> Short task
Pictures within the data are to be left out; everything else must be reproduced exactly.

> Stored data
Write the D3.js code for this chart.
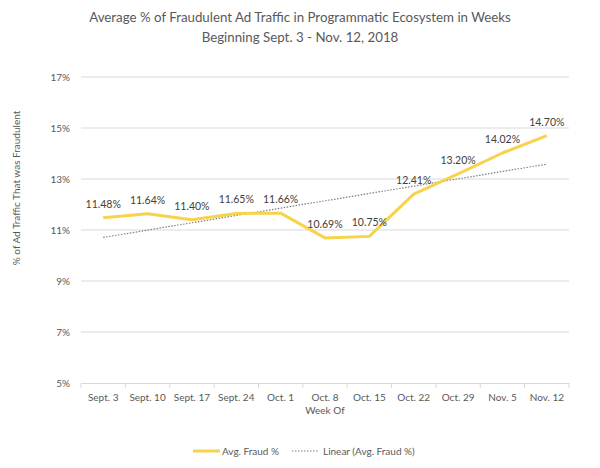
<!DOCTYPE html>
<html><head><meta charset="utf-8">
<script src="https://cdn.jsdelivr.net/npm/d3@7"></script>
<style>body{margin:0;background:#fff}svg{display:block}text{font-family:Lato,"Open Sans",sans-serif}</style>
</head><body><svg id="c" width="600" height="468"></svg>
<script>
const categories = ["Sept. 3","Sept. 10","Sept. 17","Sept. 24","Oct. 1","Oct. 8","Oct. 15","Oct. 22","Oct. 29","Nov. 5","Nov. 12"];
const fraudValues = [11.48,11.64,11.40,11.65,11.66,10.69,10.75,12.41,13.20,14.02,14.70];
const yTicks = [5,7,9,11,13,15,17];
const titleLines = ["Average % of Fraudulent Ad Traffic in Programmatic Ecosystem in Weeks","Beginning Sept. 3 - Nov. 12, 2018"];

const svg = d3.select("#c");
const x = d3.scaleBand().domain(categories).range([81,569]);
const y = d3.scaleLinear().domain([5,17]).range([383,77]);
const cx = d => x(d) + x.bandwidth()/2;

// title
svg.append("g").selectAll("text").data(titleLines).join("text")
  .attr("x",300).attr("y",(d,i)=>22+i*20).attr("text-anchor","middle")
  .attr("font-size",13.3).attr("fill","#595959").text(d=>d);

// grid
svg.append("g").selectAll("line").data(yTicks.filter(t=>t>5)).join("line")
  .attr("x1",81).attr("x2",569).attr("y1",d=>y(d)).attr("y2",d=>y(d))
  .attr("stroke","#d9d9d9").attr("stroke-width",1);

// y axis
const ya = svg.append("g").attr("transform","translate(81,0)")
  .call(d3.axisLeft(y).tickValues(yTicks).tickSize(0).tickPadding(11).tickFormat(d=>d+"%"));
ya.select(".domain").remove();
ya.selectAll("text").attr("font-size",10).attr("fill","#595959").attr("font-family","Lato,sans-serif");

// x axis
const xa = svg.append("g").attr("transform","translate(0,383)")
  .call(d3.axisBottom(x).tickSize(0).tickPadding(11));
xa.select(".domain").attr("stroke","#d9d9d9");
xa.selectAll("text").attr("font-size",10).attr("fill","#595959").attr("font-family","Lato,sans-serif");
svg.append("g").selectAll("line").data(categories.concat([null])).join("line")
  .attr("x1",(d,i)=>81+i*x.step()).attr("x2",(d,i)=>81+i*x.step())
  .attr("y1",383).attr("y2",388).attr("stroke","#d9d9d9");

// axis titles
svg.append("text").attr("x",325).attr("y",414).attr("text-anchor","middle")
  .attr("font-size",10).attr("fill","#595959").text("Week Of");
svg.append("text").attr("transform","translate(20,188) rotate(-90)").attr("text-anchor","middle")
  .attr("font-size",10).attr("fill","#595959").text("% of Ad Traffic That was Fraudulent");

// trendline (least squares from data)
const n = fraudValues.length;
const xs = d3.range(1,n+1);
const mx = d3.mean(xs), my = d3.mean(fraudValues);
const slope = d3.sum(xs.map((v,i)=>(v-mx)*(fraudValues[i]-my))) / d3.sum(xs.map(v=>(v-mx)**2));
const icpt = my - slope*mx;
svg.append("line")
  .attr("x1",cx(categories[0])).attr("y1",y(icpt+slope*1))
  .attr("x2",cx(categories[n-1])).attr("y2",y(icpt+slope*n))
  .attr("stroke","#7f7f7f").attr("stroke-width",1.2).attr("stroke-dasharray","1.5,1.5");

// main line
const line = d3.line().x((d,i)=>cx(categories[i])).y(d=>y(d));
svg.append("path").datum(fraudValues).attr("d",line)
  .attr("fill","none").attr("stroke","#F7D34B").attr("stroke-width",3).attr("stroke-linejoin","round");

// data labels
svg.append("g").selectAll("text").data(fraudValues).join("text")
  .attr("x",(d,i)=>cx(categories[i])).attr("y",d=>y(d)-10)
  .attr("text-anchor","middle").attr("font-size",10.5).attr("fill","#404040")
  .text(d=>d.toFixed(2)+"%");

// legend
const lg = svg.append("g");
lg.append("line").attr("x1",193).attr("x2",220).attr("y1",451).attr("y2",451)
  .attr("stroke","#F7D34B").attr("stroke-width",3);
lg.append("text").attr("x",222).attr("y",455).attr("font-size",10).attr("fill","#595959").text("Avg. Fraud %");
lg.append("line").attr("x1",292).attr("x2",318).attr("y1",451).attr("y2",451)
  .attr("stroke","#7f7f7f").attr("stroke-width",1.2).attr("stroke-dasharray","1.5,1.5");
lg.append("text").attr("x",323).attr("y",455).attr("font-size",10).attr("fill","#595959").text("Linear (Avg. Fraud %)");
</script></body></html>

> Exercise answer
Write the D3.js code for this chart.
<!DOCTYPE html>
<html><head><meta charset="utf-8">
<script src="https://cdn.jsdelivr.net/npm/d3@7"></script>
<style>body{margin:0;background:#fff}svg{display:block}text{font-family:Lato,"Open Sans",sans-serif}</style>
</head><body><svg id="c" width="600" height="468"></svg>
<script>
const categories = ["Sept. 3","Sept. 10","Sept. 17","Sept. 24","Oct. 1","Oct. 8","Oct. 15","Oct. 22","Oct. 29","Nov. 5","Nov. 12"];
const fraudValues = [11.48,11.64,11.40,11.65,11.66,10.69,10.75,12.41,13.20,14.02,14.70];
const yTicks = [5,7,9,11,13,15,17];
const titleLines = ["Average % of Fraudulent Ad Traffic in Programmatic Ecosystem in Weeks","Beginning Sept. 3 - Nov. 12, 2018"];

const svg = d3.select("#c");
const x = d3.scaleBand().domain(categories).range([81,569]);
const y = d3.scaleLinear().domain([5,17]).range([383,77]);
const cx = d => x(d) + x.bandwidth()/2;

// title
svg.append("g").selectAll("text").data(titleLines).join("text")
  .attr("x",300).attr("y",(d,i)=>22+i*20).attr("text-anchor","middle")
  .attr("font-size",13.3).attr("fill","#595959").text(d=>d);

// grid
svg.append("g").selectAll("line").data(yTicks.filter(t=>t>5)).join("line")
  .attr("x1",81).attr("x2",569).attr("y1",d=>y(d)).attr("y2",d=>y(d))
  .attr("stroke","#d9d9d9").attr("stroke-width",1);

// y axis
const ya = svg.append("g").attr("transform","translate(81,0)")
  .call(d3.axisLeft(y).tickValues(yTicks).tickSize(0).tickPadding(11).tickFormat(d=>d+"%"));
ya.select(".domain").remove();
ya.selectAll("text").attr("font-size",10).attr("fill","#595959").attr("font-family","Lato,sans-serif");

// x axis
const xa = svg.append("g").attr("transform","translate(0,383)")
  .call(d3.axisBottom(x).tickSize(0).tickPadding(11));
xa.select(".domain").attr("stroke","#d9d9d9");
xa.selectAll("text").attr("font-size",10).attr("fill","#595959").attr("font-family","Lato,sans-serif");
svg.append("g").selectAll("line").data(categories.concat([null])).join("line")
  .attr("x1",(d,i)=>81+i*x.step()).attr("x2",(d,i)=>81+i*x.step())
  .attr("y1",383).attr("y2",388).attr("stroke","#d9d9d9");

// axis titles
svg.append("text").attr("x",325).attr("y",414).attr("text-anchor","middle")
  .attr("font-size",10).attr("fill","#595959").text("Week Of");
svg.append("text").attr("transform","translate(20,188) rotate(-90)").attr("text-anchor","middle")
  .attr("font-size",10).attr("fill","#595959").text("% of Ad Traffic That was Fraudulent");

// trendline (least squares from data)
const n = fraudValues.length;
const xs = d3.range(1,n+1);
const mx = d3.mean(xs), my = d3.mean(fraudValues);
const slope = d3.sum(xs.map((v,i)=>(v-mx)*(fraudValues[i]-my))) / d3.sum(xs.map(v=>(v-mx)**2));
const icpt = my - slope*mx;
svg.append("line")
  .attr("x1",cx(categories[0])).attr("y1",y(icpt+slope*1))
  .attr("x2",cx(categories[n-1])).attr("y2",y(icpt+slope*n))
  .attr("stroke","#7f7f7f").attr("stroke-width",1.2).attr("stroke-dasharray","1.5,1.5");

// main line
const line = d3.line().x((d,i)=>cx(categories[i])).y(d=>y(d));
svg.append("path").datum(fraudValues).attr("d",line)
  .attr("fill","none").attr("stroke","#F7D34B").attr("stroke-width",3).attr("stroke-linejoin","round");

// data labels
svg.append("g").selectAll("text").data(fraudValues).join("text")
  .attr("x",(d,i)=>cx(categories[i])).attr("y",d=>y(d)-10)
  .attr("text-anchor","middle").attr("font-size",10.5).attr("fill","#404040")
  .text(d=>d.toFixed(2)+"%");

// legend
const lg = svg.append("g");
lg.append("line").attr("x1",193).attr("x2",220).attr("y1",451).attr("y2",451)
  .attr("stroke","#F7D34B").attr("stroke-width",3);
lg.append("text").attr("x",222).attr("y",455).attr("font-size",10).attr("fill","#595959").text("Avg. Fraud %");
lg.append("line").attr("x1",292).attr("x2",318).attr("y1",451).attr("y2",451)
  .attr("stroke","#7f7f7f").attr("stroke-width",1.2).attr("stroke-dasharray","1.5,1.5");
lg.append("text").attr("x",323).attr("y",455).attr("font-size",10).attr("fill","#595959").text("Linear (Avg. Fraud %)");
</script></body></html>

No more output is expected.